Another issue related to both those points is that if you enter diskiblien or dec’halvet into the dictionary, you will get no results back, even though there is information aplenty there about the lemmas.  So those inflected items need to be pulled out and reformatted so that they can be used as headwords.  In Eurfa, I put all of these into the one table, but it may be better to put them into separate tables (plurals, participles, etc) – time for some head-scratching.

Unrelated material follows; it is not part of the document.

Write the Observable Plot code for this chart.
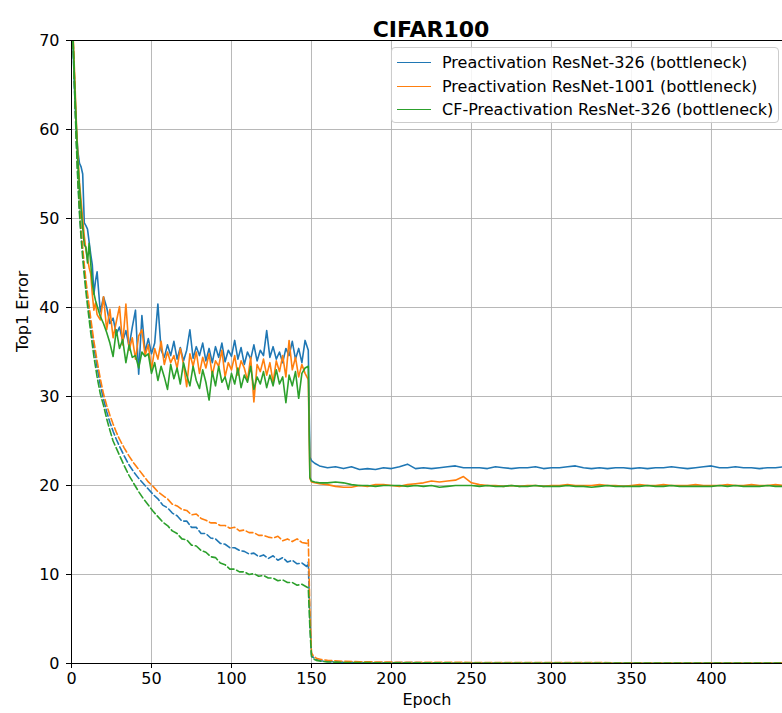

The Dutch-Breton direction is useable, but not ideal.  The Dutch side contains multiple entries for each Breton headword, so the responses are a bit difficult to filter when reading.  What needs to be done here is to split the Dutch entries at each comma or semicolon, and write them into the table as separate entries.  Again, one-to-one correspondences may be useful in MT work (although then the problem of disambiguation appears).

The only drawback I can see here is that if the Breton headword originally had 4 or 5 Dutch equivalents,  searching the revised table from the Breton side may provide a surfeit of results – 4 or 5 entries for the same Breton word, plus plurals, plus mutated forms, etc.  But I think this can be mediated by the interface if it is designed properly.

One definite benefit is that the table could then be used to check or help build the Dutch-Breton dictionary that Jan is steaming through (he already has half completed!).  A single query could order the table in terms of the Dutch headword, and then a PHP script could amalgamate all the Breton equivalents listed for that Dutch headword into one Breton entry, ready for checking.  Any amendments or additions which that throws up can then be incorporated into the db table.

But in the meantime Jan’s dictionary is useable.  With over 40,000 entries, it’s an impressive achievement, and certainly the largest free (GPL) dictionary available for any Celtic language.